Jusqu’à tout récemment, le nom d’Ambroise
Croizat, dont on célèbre aujourd’hui les 120 ans de sa naissance, ne
suscitait que regards interrogatifs. « Ambroise qui ? » Un
patronyme presque oublié, rayé de l’histoire de notre pays. Un million de
personnes ont beau s’être pressées à ses funérailles, en février 1951, l’ancien
syndicaliste, ministre communiste et cofondateur de la Sécurité sociale, n’a
jamais eu droit à la reconnaissance nationale digne de son œuvre. Qu’on ne s’y
trompe pas. Il ne s’agit pas là d’un oubli. Mais bien d’une mise à l’écart
politique. Les morts ne sont pas neutres et une nation n’honore que ceux qui
lui conviennent.
Il fut donc considéré, durant des années,
comme inconvenant de fêter la figure de ce métallo, pourtant maître d’œuvre
d’un des plus grands conquis sociaux du XXe siècle. Pour toute la galaxie
libérale, si puissante dans les cercles du pouvoir, taire l’existence même
du « ministre des travailleurs » a toujours été un
indispensable combat d’outre-tombe. Celui mené avec acharnement contre
l’anti-modèle que représente à leurs yeux la Sécurité sociale, système
solidaire et équitable, dont les milliards de budget assis sur les cotisations
échappent, par principe, aux appétits infinis du marché.
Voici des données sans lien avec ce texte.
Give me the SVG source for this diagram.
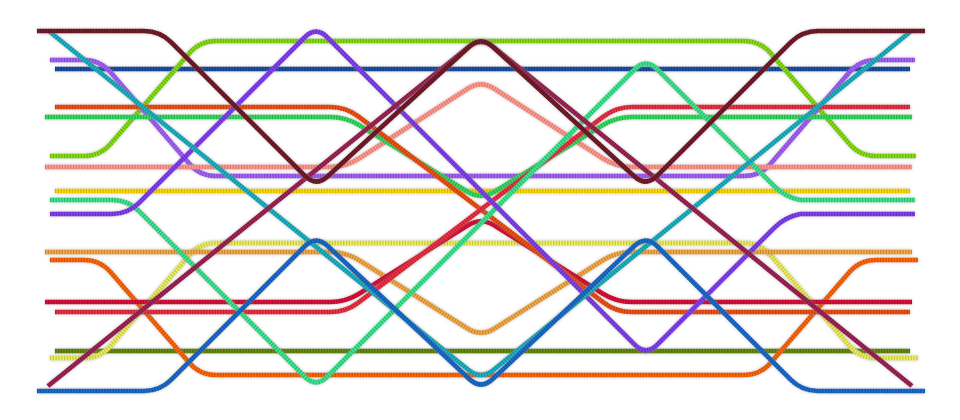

Cette philosophie vertueuse n’a cessé d’être raillée,
minorée, déconsidérée par le capitalisme triomphant de ces dernières décennies.
Mais la crise sanitaire est passée par là. Et même les ayatollahs de la
marchandisation ont dû se pincer le nez pour reconnaître la pertinence de
notre Sécurité sociale face aux risques d’explosion de la précarité et au défi
de l’accès aux soins. Ne rêvons pas. Ce ne sont que des mots de circonstance.
Et le travail de sape, que ce soit sur le régime des retraites ou
l’assurance-chômage, va reprendre de plus belle. On le voit, faire entrer
Ambroise Croizat au Panthéon relève de l’urgence. Non pas seulement pour
réparer une injustice en honorant un homme et son empreinte. Mais bien pour
sceller au milieu des grands esprits le socle de notre République sociale.